• _WRITTEN INSTRUCTION_
Restate each of the lines given below, word for word.
** Begin **
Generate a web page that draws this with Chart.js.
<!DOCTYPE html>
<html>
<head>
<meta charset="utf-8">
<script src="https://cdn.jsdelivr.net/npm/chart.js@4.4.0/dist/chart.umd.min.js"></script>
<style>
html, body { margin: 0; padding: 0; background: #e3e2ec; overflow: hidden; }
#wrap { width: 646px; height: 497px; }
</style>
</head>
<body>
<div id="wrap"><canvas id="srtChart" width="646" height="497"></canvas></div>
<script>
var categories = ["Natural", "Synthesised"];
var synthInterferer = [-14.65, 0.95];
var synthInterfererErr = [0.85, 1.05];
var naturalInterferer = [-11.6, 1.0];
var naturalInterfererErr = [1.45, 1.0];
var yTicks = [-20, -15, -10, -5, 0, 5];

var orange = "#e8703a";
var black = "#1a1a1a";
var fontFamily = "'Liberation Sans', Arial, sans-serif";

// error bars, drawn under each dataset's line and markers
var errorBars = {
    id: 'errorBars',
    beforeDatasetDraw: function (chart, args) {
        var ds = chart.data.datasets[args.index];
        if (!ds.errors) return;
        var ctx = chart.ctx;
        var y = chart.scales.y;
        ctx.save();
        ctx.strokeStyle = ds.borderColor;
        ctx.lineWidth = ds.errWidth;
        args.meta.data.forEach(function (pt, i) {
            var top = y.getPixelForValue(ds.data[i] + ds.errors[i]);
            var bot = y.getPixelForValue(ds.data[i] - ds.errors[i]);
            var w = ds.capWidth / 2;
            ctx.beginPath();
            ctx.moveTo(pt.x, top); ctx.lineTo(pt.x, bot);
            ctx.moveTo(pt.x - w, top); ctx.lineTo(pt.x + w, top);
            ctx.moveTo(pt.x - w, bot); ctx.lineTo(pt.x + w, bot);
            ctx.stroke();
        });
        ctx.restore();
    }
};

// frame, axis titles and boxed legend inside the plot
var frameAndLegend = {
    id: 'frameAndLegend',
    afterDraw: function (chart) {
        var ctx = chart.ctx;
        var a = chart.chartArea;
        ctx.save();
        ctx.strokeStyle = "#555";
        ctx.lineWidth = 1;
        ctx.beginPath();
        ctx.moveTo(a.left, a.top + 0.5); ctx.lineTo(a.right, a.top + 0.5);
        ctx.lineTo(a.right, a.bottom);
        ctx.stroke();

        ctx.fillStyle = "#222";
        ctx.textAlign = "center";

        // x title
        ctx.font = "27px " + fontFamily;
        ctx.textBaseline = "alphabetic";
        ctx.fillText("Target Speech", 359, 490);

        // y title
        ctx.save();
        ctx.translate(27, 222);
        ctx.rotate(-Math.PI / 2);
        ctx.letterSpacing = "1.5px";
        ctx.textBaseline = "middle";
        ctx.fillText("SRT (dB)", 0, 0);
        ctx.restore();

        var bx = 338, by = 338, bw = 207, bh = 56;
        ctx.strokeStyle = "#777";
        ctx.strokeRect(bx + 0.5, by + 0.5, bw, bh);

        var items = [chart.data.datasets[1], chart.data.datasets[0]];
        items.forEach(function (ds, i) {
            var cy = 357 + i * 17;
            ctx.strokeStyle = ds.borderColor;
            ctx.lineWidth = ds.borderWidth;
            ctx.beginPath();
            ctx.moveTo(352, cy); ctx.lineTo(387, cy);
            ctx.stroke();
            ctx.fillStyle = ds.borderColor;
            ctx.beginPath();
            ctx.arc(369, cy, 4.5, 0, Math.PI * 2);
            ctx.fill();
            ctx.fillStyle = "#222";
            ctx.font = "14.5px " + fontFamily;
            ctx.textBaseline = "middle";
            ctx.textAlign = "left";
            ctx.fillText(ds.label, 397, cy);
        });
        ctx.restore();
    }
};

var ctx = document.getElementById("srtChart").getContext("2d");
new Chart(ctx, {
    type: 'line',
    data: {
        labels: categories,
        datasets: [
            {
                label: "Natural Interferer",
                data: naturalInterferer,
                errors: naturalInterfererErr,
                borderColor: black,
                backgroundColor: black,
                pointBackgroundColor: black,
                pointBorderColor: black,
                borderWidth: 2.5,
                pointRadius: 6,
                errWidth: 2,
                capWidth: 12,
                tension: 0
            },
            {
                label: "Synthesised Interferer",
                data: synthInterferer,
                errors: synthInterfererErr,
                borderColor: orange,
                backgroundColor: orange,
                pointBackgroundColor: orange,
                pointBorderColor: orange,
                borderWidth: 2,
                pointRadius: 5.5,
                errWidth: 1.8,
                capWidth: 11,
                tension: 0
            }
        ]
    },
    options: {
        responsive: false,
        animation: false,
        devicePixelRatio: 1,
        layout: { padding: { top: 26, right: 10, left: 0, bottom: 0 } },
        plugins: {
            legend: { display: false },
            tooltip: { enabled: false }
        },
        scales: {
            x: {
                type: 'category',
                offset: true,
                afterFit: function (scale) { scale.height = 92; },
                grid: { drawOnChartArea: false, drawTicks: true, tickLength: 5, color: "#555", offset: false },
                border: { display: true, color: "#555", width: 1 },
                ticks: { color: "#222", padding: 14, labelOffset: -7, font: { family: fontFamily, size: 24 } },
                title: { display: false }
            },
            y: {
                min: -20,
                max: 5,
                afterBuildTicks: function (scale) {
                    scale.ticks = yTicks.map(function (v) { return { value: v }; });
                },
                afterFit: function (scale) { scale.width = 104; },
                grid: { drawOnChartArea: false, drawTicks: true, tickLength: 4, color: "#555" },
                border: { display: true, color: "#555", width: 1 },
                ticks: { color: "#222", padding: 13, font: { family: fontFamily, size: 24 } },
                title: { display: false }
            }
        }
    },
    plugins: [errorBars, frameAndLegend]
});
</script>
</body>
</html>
** End **
• _OUTPUT BELOW_
Generate a web page that draws this with Chart.js.
<!DOCTYPE html>
<html>
<head>
<meta charset="utf-8">
<script src="https://cdn.jsdelivr.net/npm/chart.js@4.4.0/dist/chart.umd.min.js"></script>
<style>
html, body { margin: 0; padding: 0; background: #e3e2ec; overflow: hidden; }
#wrap { width: 646px; height: 497px; }
</style>
</head>
<body>
<div id="wrap"><canvas id="srtChart" width="646" height="497"></canvas></div>
<script>
var categories = ["Natural", "Synthesised"];
var synthInterferer = [-14.65, 0.95];
var synthInterfererErr = [0.85, 1.05];
var naturalInterferer = [-11.6, 1.0];
var naturalInterfererErr = [1.45, 1.0];
var yTicks = [-20, -15, -10, -5, 0, 5];

var orange = "#e8703a";
var black = "#1a1a1a";
var fontFamily = "'Liberation Sans', Arial, sans-serif";

// error bars, drawn under each dataset's line and markers
var errorBars = {
    id: 'errorBars',
    beforeDatasetDraw: function (chart, args) {
        var ds = chart.data.datasets[args.index];
        if (!ds.errors) return;
        var ctx = chart.ctx;
        var y = chart.scales.y;
        ctx.save();
        ctx.strokeStyle = ds.borderColor;
        ctx.lineWidth = ds.errWidth;
        args.meta.data.forEach(function (pt, i) {
            var top = y.getPixelForValue(ds.data[i] + ds.errors[i]);
            var bot = y.getPixelForValue(ds.data[i] - ds.errors[i]);
            var w = ds.capWidth / 2;
            ctx.beginPath();
            ctx.moveTo(pt.x, top); ctx.lineTo(pt.x, bot);
            ctx.moveTo(pt.x - w, top); ctx.lineTo(pt.x + w, top);
            ctx.moveTo(pt.x - w, bot); ctx.lineTo(pt.x + w, bot);
            ctx.stroke();
        });
        ctx.restore();
    }
};

// frame, axis titles and boxed legend inside the plot
var frameAndLegend = {
    id: 'frameAndLegend',
    afterDraw: function (chart) {
        var ctx = chart.ctx;
        var a = chart.chartArea;
        ctx.save();
        ctx.strokeStyle = "#555";
        ctx.lineWidth = 1;
        ctx.beginPath();
        ctx.moveTo(a.left, a.top + 0.5); ctx.lineTo(a.right, a.top + 0.5);
        ctx.lineTo(a.right, a.bottom);
        ctx.stroke();

        ctx.fillStyle = "#222";
        ctx.textAlign = "center";

        // x title
        ctx.font = "27px " + fontFamily;
        ctx.textBaseline = "alphabetic";
        ctx.fillText("Target Speech", 359, 490);

        // y title
        ctx.save();
        ctx.translate(27, 222);
        ctx.rotate(-Math.PI / 2);
        ctx.letterSpacing = "1.5px";
        ctx.textBaseline = "middle";
        ctx.fillText("SRT (dB)", 0, 0);
        ctx.restore();

        var bx = 338, by = 338, bw = 207, bh = 56;
        ctx.strokeStyle = "#777";
        ctx.strokeRect(bx + 0.5, by + 0.5, bw, bh);

        var items = [chart.data.datasets[1], chart.data.datasets[0]];
        items.forEach(function (ds, i) {
            var cy = 357 + i * 17;
            ctx.strokeStyle = ds.borderColor;
            ctx.lineWidth = ds.borderWidth;
            ctx.beginPath();
            ctx.moveTo(352, cy); ctx.lineTo(387, cy);
            ctx.stroke();
            ctx.fillStyle = ds.borderColor;
            ctx.beginPath();
            ctx.arc(369, cy, 4.5, 0, Math.PI * 2);
            ctx.fill();
            ctx.fillStyle = "#222";
            ctx.font = "14.5px " + fontFamily;
            ctx.textBaseline = "middle";
            ctx.textAlign = "left";
            ctx.fillText(ds.label, 397, cy);
        });
        ctx.restore();
    }
};

var ctx = document.getElementById("srtChart").getContext("2d");
new Chart(ctx, {
    type: 'line',
    data: {
        labels: categories,
        datasets: [
            {
                label: "Natural Interferer",
                data: naturalInterferer,
                errors: naturalInterfererErr,
                borderColor: black,
                backgroundColor: black,
                pointBackgroundColor: black,
                pointBorderColor: black,
                borderWidth: 2.5,
                pointRadius: 6,
                errWidth: 2,
                capWidth: 12,
                tension: 0
            },
            {
                label: "Synthesised Interferer",
                data: synthInterferer,
                errors: synthInterfererErr,
                borderColor: orange,
                backgroundColor: orange,
                pointBackgroundColor: orange,
                pointBorderColor: orange,
                borderWidth: 2,
                pointRadius: 5.5,
                errWidth: 1.8,
                capWidth: 11,
                tension: 0
            }
        ]
    },
    options: {
        responsive: false,
        animation: false,
        devicePixelRatio: 1,
        layout: { padding: { top: 26, right: 10, left: 0, bottom: 0 } },
        plugins: {
            legend: { display: false },
            tooltip: { enabled: false }
        },
        scales: {
            x: {
                type: 'category',
                offset: true,
                afterFit: function (scale) { scale.height = 92; },
                grid: { drawOnChartArea: false, drawTicks: true, tickLength: 5, color: "#555", offset: false },
                border: { display: true, color: "#555", width: 1 },
                ticks: { color: "#222", padding: 14, labelOffset: -7, font: { family: fontFamily, size: 24 } },
                title: { display: false }
            },
            y: {
                min: -20,
                max: 5,
                afterBuildTicks: function (scale) {
                    scale.ticks = yTicks.map(function (v) { return { value: v }; });
                },
                afterFit: function (scale) { scale.width = 104; },
                grid: { drawOnChartArea: false, drawTicks: true, tickLength: 4, color: "#555" },
                border: { display: true, color: "#555", width: 1 },
                ticks: { color: "#222", padding: 13, font: { family: fontFamily, size: 24 } },
                title: { display: false }
            }
        }
    },
    plugins: [errorBars, frameAndLegend]
});
</script>
</body>
</html>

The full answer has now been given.